• Information provided
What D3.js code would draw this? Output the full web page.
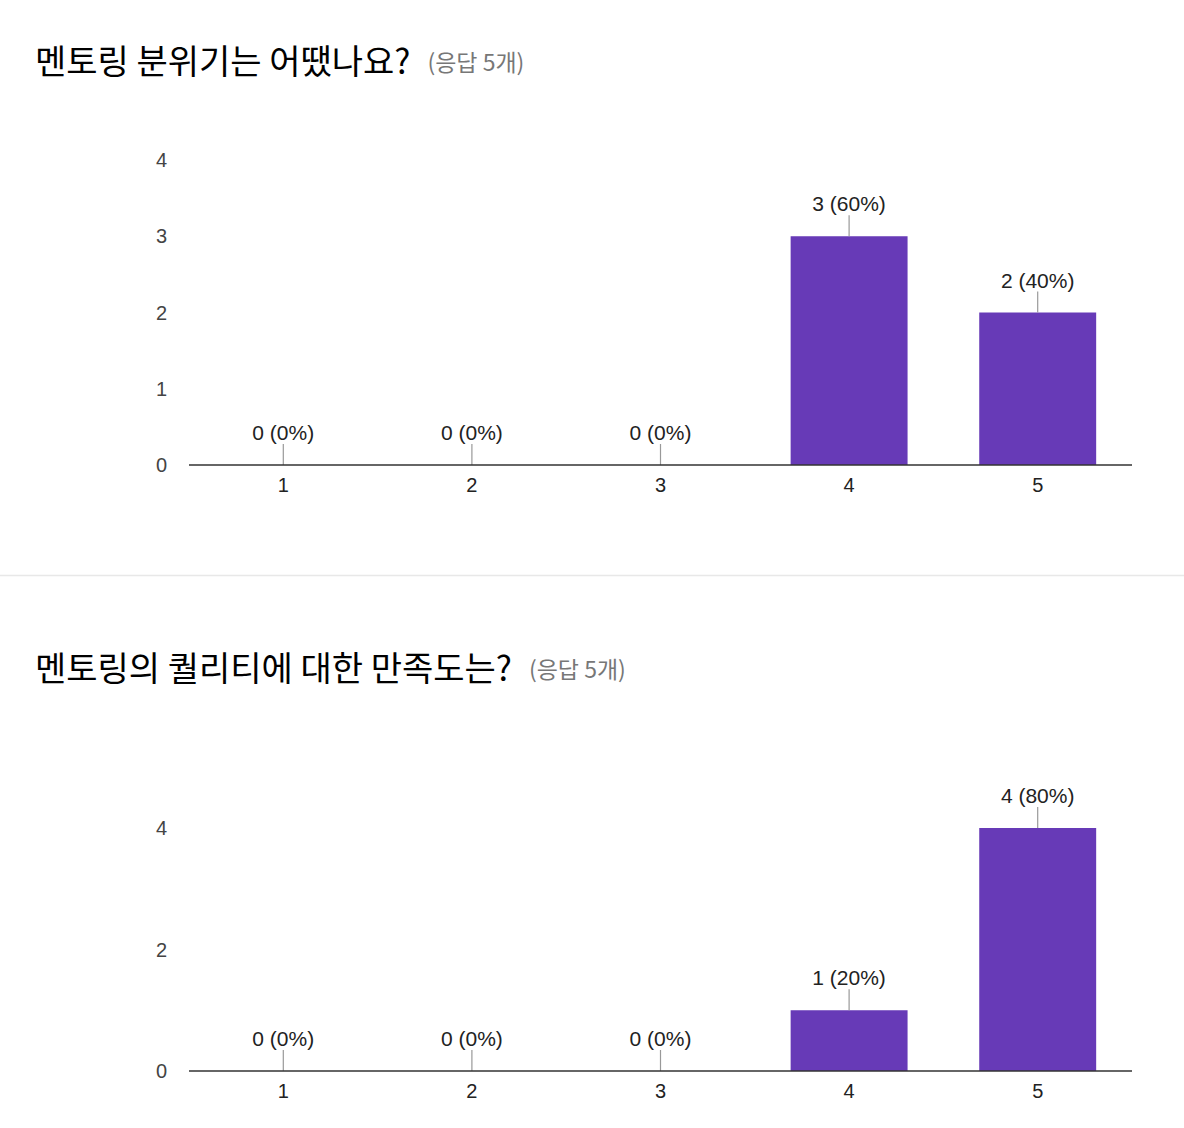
<!DOCTYPE html>
<html>
<head>
<meta charset="utf-8">
<script src="https://cdn.jsdelivr.net/npm/d3@7"></script>
<style>
  body { margin: 0; padding: 0; background: #fff; }
  svg { display: block; }
  .title { font-family: "Noto Sans CJK KR", "Noto Sans", sans-serif; fill: #000; font-weight: 400; }
  .count { font-family: "Noto Sans CJK KR", "Noto Sans", sans-serif; fill: #777; }
  .tick-label, .val-label { font-family: "Liberation Sans", Arial, sans-serif; }
</style>
</head>
<body>
<svg id="chart"></svg>
<script>
// survey answers, scale 1..5
const categories = ["1", "2", "3", "4", "5"];
const atmosphereCounts = [0, 0, 0, 3, 2];
const qualityCounts = [0, 0, 0, 1, 4];
const atmosphereTicks = [0, 1, 2, 3, 4];
const qualityTicks = [0, 2, 4];
const titles = ["멘토링 분위기는 어땠나요?", "멘토링의 퀄리티에 대한 만족도는?"];
const responseNote = "(응답 5개)";

const W = 1184, H = 1128;
const svg = d3.select("#chart").attr("width", W).attr("height", H);

const barColor = "#673ab7";

function drawChart(opts) {
  const g = svg.append("g");
  const total = d3.sum(opts.counts);

  // title + response count
  const t = g.append("text")
    .attr("class", "title")
    .attr("x", 35)
    .attr("y", opts.titleY)
    .attr("font-size", "34px")
    .text(opts.title);
  const tw = t.node().getComputedTextLength();
  g.append("text")
    .attr("class", "count")
    .attr("x", 35 + tw + 17)
    .attr("y", opts.titleY - 3)
    .attr("font-size", "23px")
    .text(responseNote);

  const x = d3.scaleBand()
    .domain(categories)
    .range([189, 1132])
    .paddingInner(0.38)
    .paddingOuter(0.19);

  const y = d3.scaleLinear()
    .domain([0, 4])
    .range([opts.base, opts.top]);

  // y tick labels (no gridlines)
  g.selectAll(".ytick")
    .data(opts.ticks)
    .join("text")
    .attr("class", "tick-label")
    .attr("x", 167)
    .attr("y", d => y(d))
    .attr("dy", "0.35em")
    .attr("text-anchor", "end")
    .attr("font-size", "20px")
    .attr("fill", "#444")
    .text(d => d);

  // bars
  g.selectAll(".bar")
    .data(opts.counts)
    .join("rect")
    .attr("x", (d, i) => x(categories[i]))
    .attr("y", d => y(d))
    .attr("width", x.bandwidth())
    .attr("height", d => y(0) - y(d))
    .attr("fill", barColor);

  // leader lines + value labels
  g.selectAll(".lead")
    .data(opts.counts)
    .join("line")
    .attr("x1", (d, i) => x(categories[i]) + x.bandwidth() / 2)
    .attr("x2", (d, i) => x(categories[i]) + x.bandwidth() / 2)
    .attr("y1", d => y(d))
    .attr("y2", d => y(d) - 21)
    .attr("stroke", "#999")
    .attr("stroke-width", 1.2);

  g.selectAll(".val")
    .data(opts.counts)
    .join("text")
    .attr("class", "val-label")
    .attr("x", (d, i) => x(categories[i]) + x.bandwidth() / 2)
    .attr("y", d => y(d) - 25)
    .attr("text-anchor", "middle")
    .attr("font-size", "21px")
    .attr("fill", "#222")
    .text(d => `${d} (${Math.round(d / total * 100)}%)`);

  // baseline axis
  g.append("line")
    .attr("x1", 189).attr("x2", 1132)
    .attr("y1", y(0)).attr("y2", y(0))
    .attr("stroke", "#333")
    .attr("stroke-width", 1.5);

  // x labels
  g.selectAll(".xtick")
    .data(categories)
    .join("text")
    .attr("class", "tick-label")
    .attr("x", d => x(d) + x.bandwidth() / 2)
    .attr("y", y(0) + 20)
    .attr("dy", "0.35em")
    .attr("text-anchor", "middle")
    .attr("font-size", "20px")
    .attr("fill", "#222")
    .text(d => d);
}

drawChart({ title: titles[0], titleY: 74, counts: atmosphereCounts, ticks: atmosphereTicks, base: 465, top: 160 });

// divider between the two questions
svg.append("line")
  .attr("x1", 0).attr("x2", W)
  .attr("y1", 575.5).attr("y2", 575.5)
  .attr("stroke", "#e8e8e8")
  .attr("stroke-width", 1.5);

drawChart({ title: titles[1], titleY: 681, counts: qualityCounts, ticks: qualityTicks, base: 1071, top: 828 });
</script>
</body>
</html>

• Given request
Restate each line from the start of the listing through the line bearing "const total = d3.sum(opts.counts);" word for word. Drop the pictures.

• Output of the task
What D3.js code would draw this? Output the full web page.
<!DOCTYPE html>
<html>
<head>
<meta charset="utf-8">
<script src="https://cdn.jsdelivr.net/npm/d3@7"></script>
<style>
  body { margin: 0; padding: 0; background: #fff; }
  svg { display: block; }
  .title { font-family: "Noto Sans CJK KR", "Noto Sans", sans-serif; fill: #000; font-weight: 400; }
  .count { font-family: "Noto Sans CJK KR", "Noto Sans", sans-serif; fill: #777; }
  .tick-label, .val-label { font-family: "Liberation Sans", Arial, sans-serif; }
</style>
</head>
<body>
<svg id="chart"></svg>
<script>
// survey answers, scale 1..5
const categories = ["1", "2", "3", "4", "5"];
const atmosphereCounts = [0, 0, 0, 3, 2];
const qualityCounts = [0, 0, 0, 1, 4];
const atmosphereTicks = [0, 1, 2, 3, 4];
const qualityTicks = [0, 2, 4];
const titles = ["멘토링 분위기는 어땠나요?", "멘토링의 퀄리티에 대한 만족도는?"];
const responseNote = "(응답 5개)";

const W = 1184, H = 1128;
const svg = d3.select("#chart").attr("width", W).attr("height", H);

const barColor = "#673ab7";

function drawChart(opts) {
  const g = svg.append("g");
  const total = d3.sum(opts.counts);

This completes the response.